3) Uso del potere discrezionale e art. 437 cod. pen.
Il potere discrezionale di diffida, previsto dall’art. 9 del decreto del Presidente della Repubblica n. 520/1955, costituisce indubbiamente una delle connotazioni peculiari dell’attività ispettiva.
Detto potere si giustifica nella misura in cui l’infrazione accertata non sia rivelatrice della tendenza del datore di lavoro all’inosservanza delle norme di sicurezza e non può mai assumere un carattere troppo generalizzato che, svisando i presupposti, induca i destinatari delle norme a considerarlo come un vero e proprio esimente delle responsabilità penali che la norma stessa prevede. Tale eventualità può verificarsi più spesso proprio per le norme di sicurezza, specie per quei settori produttivi – come l’edilizia – in cui la temporaneità dei lavori non sempre consente lo svolgimento di una vigilanza attenta e tenace, fino alla eliminazione delle infrazioni.

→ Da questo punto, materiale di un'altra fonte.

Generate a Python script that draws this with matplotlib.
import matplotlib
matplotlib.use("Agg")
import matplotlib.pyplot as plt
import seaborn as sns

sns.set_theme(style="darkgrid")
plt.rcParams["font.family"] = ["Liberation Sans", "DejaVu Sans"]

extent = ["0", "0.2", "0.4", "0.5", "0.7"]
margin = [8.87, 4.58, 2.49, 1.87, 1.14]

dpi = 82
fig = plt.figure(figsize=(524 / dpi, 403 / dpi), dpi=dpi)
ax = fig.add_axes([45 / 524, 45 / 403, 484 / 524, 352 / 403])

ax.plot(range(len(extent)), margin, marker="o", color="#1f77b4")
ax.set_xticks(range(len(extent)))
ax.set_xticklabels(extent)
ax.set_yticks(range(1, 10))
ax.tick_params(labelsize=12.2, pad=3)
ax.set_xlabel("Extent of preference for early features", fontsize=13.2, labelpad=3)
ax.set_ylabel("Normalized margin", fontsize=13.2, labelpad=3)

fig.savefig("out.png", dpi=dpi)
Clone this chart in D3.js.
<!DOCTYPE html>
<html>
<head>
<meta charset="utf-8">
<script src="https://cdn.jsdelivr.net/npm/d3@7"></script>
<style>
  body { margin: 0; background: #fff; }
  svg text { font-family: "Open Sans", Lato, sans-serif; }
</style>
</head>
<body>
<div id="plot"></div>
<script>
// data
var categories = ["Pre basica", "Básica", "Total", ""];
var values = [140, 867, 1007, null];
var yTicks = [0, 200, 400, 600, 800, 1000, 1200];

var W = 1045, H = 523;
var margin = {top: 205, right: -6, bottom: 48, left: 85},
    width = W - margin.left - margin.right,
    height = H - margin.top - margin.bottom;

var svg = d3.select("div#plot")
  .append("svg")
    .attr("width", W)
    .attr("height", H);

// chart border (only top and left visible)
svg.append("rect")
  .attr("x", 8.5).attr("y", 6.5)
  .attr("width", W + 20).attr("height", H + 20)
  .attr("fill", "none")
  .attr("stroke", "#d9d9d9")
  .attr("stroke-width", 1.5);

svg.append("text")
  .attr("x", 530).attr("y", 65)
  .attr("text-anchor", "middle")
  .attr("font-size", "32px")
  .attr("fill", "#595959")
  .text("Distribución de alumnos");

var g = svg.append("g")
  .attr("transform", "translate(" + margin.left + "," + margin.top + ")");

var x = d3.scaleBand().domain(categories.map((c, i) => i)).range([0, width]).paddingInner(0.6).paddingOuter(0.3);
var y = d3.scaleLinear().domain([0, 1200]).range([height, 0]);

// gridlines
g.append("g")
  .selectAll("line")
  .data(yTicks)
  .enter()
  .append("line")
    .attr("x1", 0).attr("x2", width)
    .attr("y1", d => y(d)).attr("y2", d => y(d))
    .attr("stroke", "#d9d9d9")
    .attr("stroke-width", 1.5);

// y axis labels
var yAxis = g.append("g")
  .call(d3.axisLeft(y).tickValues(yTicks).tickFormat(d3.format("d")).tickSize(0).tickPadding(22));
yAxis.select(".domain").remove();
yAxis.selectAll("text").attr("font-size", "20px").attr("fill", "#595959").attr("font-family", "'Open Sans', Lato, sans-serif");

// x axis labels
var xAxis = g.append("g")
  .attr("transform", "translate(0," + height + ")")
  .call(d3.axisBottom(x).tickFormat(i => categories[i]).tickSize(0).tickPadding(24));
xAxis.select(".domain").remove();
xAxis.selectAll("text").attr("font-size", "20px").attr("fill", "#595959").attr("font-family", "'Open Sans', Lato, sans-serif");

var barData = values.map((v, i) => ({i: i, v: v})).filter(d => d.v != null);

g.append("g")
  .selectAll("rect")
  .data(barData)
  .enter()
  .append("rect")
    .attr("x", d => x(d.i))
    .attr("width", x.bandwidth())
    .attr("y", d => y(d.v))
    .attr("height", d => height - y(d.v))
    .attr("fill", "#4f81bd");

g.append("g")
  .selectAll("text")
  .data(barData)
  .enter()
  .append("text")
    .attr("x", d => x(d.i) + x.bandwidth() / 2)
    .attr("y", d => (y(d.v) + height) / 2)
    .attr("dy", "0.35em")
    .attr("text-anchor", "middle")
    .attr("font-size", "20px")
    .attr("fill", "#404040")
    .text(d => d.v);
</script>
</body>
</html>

Si rappresenta pertanto l’opportunità che, nella vigilanza per la prevenzione degli infortuni, il potere discrezionale sia utilizzato in rigorosa applicazione del criterio di cui sopra, sicché assieme all’esigenza di conseguire l’osservanza della legge, sia rispettata anche quella di non vanificare la funzione intimidatrice e preventiva della sanzione penale.

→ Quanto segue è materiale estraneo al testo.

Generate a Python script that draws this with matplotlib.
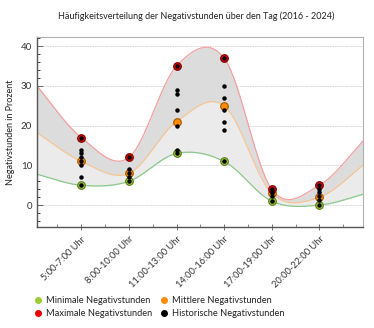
"""Häufigkeitsverteilung der Negativstunden über den Tag (2016 - 2024)."""
import numpy as np
import matplotlib
matplotlib.use('Agg')
import matplotlib.pyplot as plt
from matplotlib.lines import Line2D
from matplotlib.ticker import MultipleLocator, FixedLocator

# --- data -------------------------------------------------------------------
slots = ['5:00-7:00 Uhr', '8:00-10:00 Uhr', '11:00-13:00 Uhr',
         '14:00-16:00 Uhr', '17:00-19:00 Uhr', '20:00-22:00 Uhr']
min_vals = [5, 6, 13, 11, 1, 0]
mean_vals = [11, 8, 21, 25, 3, 2]
max_vals = [17, 12, 35, 37, 4, 5]
# neighbouring time slots just outside the visible range (before / after)
min_edge = [8, 3]
mean_edge = [18.8, 10.8]
max_edge = [31, 17.2]
hist_vals = [
    [17, 14, 13, 12, 11, 10, 7, 5],
    [12, 9, 8, 7, 6],
    [35, 29, 28, 24, 20, 14, 13],
    [37, 30, 27, 24, 21, 19, 11],
    [4, 3.6, 3, 2.2, 1],
    [5, 4, 3.2, 2.2, 1.3, 0],
]

title = 'Häufigkeitsverteilung der Negativstunden über den Tag (2016 - 2024)'
ylabel = 'Negativstunden in Prozent'

FONT = ['Lato', 'DejaVu Sans']


def catmull_rom(vals, edge, n_per=80):
    """Catmull-Rom curve through the slot values plus the two edge slots."""
    y = np.array([edge[0]] + list(vals) + [edge[1]], dtype=float)
    x = np.arange(-1, len(y) - 1)
    m = np.empty_like(y)
    m[1:-1] = (y[2:] - y[:-2]) / 2
    m[0] = y[1] - y[0]
    m[-1] = y[-1] - y[-2]
    xs, ys = [], []
    t = np.linspace(0, 1, n_per)
    h00 = 2 * t**3 - 3 * t**2 + 1
    h10 = t**3 - 2 * t**2 + t
    h01 = -2 * t**3 + 3 * t**2
    h11 = t**3 - t**2
    for i in range(len(y) - 1):
        xs.append(x[i] + t)
        ys.append(h00 * y[i] + h10 * m[i] + h01 * y[i + 1] + h11 * m[i + 1])
    return np.concatenate(xs), np.concatenate(ys)


def main():
    plt.rcParams['font.family'] = FONT
    fig = plt.figure(figsize=(3.74, 3.28), dpi=100)
    ax = fig.add_axes([0.099, 0.308, 0.872, 0.579])

    x = np.arange(len(slots))
    xs, s_min = catmull_rom(min_vals, min_edge)
    _, s_mean = catmull_rom(mean_vals, mean_edge)
    _, s_max = catmull_rom(max_vals, max_edge)

    # bands and smooth lines
    ax.fill_between(xs, s_mean, s_max, color='#dcdcdc', lw=0, zorder=1)
    ax.fill_between(xs, s_min, s_mean, color='#ebebeb', lw=0, zorder=1)
    ax.plot(xs, s_max, color='#f4a0a0', lw=0.9, zorder=2)
    ax.plot(xs, s_mean, color='#f5c595', lw=0.9, zorder=2)
    ax.plot(xs, s_min, color='#8cc88c', lw=0.9, zorder=2)

    # markers
    ax.plot(x, min_vals, 'o', ms=5.5, mfc='#9acd32', mec='#5d7a1e', mew=0.8, zorder=3)
    ax.plot(x, mean_vals, 'o', ms=5.5, mfc='#ff8c00', mec='#a05a00', mew=0.8, zorder=3)
    ax.plot(x, max_vals, 'o', ms=5.5, mfc='#e80000', mec='#7a0000', mew=0.8, zorder=3)
    for i, vals in enumerate(hist_vals):
        ax.plot([i] * len(vals), vals, 'o', ms=2.2, color='black', zorder=4)

    ax.set_xlim(-0.93, 5.92)
    ax.set_ylim(-5.5, 42.3)
    ax.set_xticks(x)
    ax.set_xticklabels(slots, rotation=45, ha='right', va='top',
                       rotation_mode='anchor', fontsize=6.7, color='#333333')
    ax.xaxis.set_minor_locator(FixedLocator(np.arange(-0.5, 6, 1)))
    ax.set_yticks([0, 10, 20, 30, 40])
    ax.yaxis.set_minor_locator(MultipleLocator(2))
    ax.tick_params(axis='y', labelsize=7, colors='#555555', labelcolor='#333333')
    ax.tick_params(axis='y', which='major', direction='in', length=4, width=0.6)
    ax.tick_params(axis='y', which='minor', direction='in', length=2, width=0.5)
    ax.tick_params(axis='x', which='major', direction='inout', length=5, width=0.6,
                   colors='#555555', labelcolor='#333333', pad=3)
    ax.tick_params(axis='x', which='minor', direction='in', length=2.5, width=0.5,
                   colors='#555555')

    ax.grid(axis='y', which='major', color='#d4d4d4', lw=0.6, ls=(0, (2, 1)))
    ax.set_axisbelow(True)
    for side in ['left', 'bottom']:
        ax.spines[side].set_color('#555555')
        ax.spines[side].set_linewidth(1.0)
    for side in ['top', 'right']:
        ax.spines[side].set_color('#b0b0b0')
        ax.spines[side].set_linewidth(0.8)

    ax.set_ylabel(ylabel, fontsize=6.5, color='#222222', labelpad=4)
    fig.suptitle(title, fontsize=6.5, color='#222222', x=0.525, y=0.965)

    handles = [
        Line2D([], [], ls='', marker='o', ms=4, color='#9acd32'),
        Line2D([], [], ls='', marker='o', ms=4, color='#ee0000'),
        Line2D([], [], ls='', marker='o', ms=4, color='#ff8c00'),
        Line2D([], [], ls='', marker='o', ms=4, color='black'),
    ]
    labels = ['Minimale Negativstunden', 'Maximale Negativstunden',
              'Mittlere Negativstunden', 'Historische Negativstunden']
    fig.legend(handles, labels, ncol=2, loc='upper left',
               bbox_to_anchor=(0.075, 0.118), frameon=False, fontsize=6.7,
               handlelength=0.8, handletextpad=0.4, columnspacing=0.9,
               labelspacing=0.5, borderpad=0.2, labelcolor='#222222')

    fig.savefig('out.png', dpi=100)
    plt.close(fig)


if __name__ == '__main__':
    main()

In questo contesto sembra opportuno valutare con particolare attenzione l’interesse che da più tempo e in più occasioni la Magistratura va dimostrando verso una norma del codice penale, l’art. 437, che nel passato era stata invece scarsamente considerata.
La norma penale citata, infatti, elevando a delitto l’omissione di impianti, apparecchi o segnali destinati a prevenire disastri o infortuni sul lavoro, da cui può derivare una situazione di comune pericolo, e stabilendo severe pene detentive, può rappresentare uno strumento operativo di notevole efficacia preventiva.
Si manifesta pertanto l’esigenza che, in relazione alle particolari circostanze ed alle situazioni accertate, i soggetti passivi, destinatari delle norme di prevenzione degli infortuni e di igiene del lavoro, vengano esplicitamente edotti anche sulle conseguenze penali di una volontaria omissione, derivanti dall’applicazione dell’art. 437 cod. pen.